Holbrook Jackson was born in Liverpool, England, on New Year's Eve, 1874. After rudimentary schooling, he worked as a clerk, while freelancing as a writer. Around 1900 he was in the lace trade in Leeds, where he met A. R. Orage. Together, the two men founded the Leeds Arts Club. At that time Jackson was a Fabian socialist, with a penchant for Nietschze.

Later, Jackson and Orage moved to London. In 1906, shortly after arriving in the capital, they founded the Leeds Arts Club, which split from the Fabian Society, whose interest was more economic and political. In 1907, Jackson and Orage bought The New Age, a struggling Christian Socialist weekly magazine, with finance from Lewis Wallace and George Bernard Shaw.

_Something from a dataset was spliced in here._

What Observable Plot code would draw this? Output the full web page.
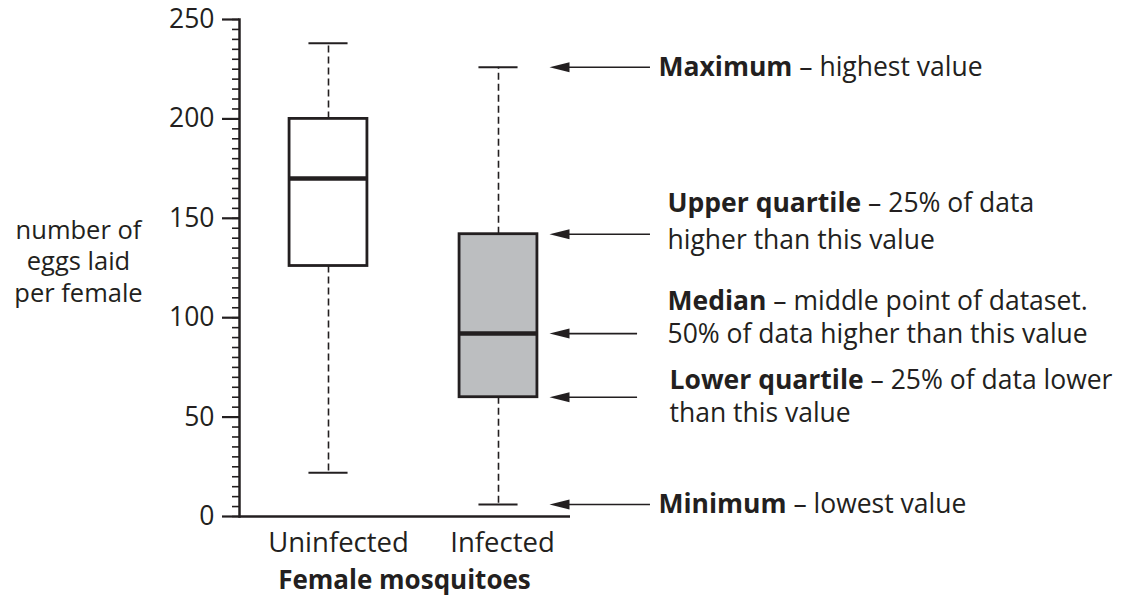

In 1908 Jackson left The New Age, and also began a relationship with Orage's wife. From 1911, he took an editorial position on T. P. O'Connor's T.P.'s Weekly, a newspaper with a strong literary focus. He took over as editor in 1914, and later bought the publication, converting it into the literary magazine To-Day. Around this same time, Jackson, founded the Flying Fame Press, beginning a long association with small press and the worlds of typography and book collecting

Jackson was a prolific author, publishing numerous works in the areas of biography, literary scholarship, memoir, philosophy, and history. Amongst his better-known works are Bernard Shaw (1907), William Morris (1908), Great English Novelists (1908), The Eighteen Nineties (1913), Romance and Reality (1911), All Manner of Folk (1912), Southwest ho! and Other Essays (1914), Occasions (1922), The Anatomy of Bibliomania (1930, 1931), The Fear of Books (1932), and The Reading of Books (1946). Jackson died on 16th June, 1948, aged 73. Today, he is best remembered as a proud bibliophile and aphorist.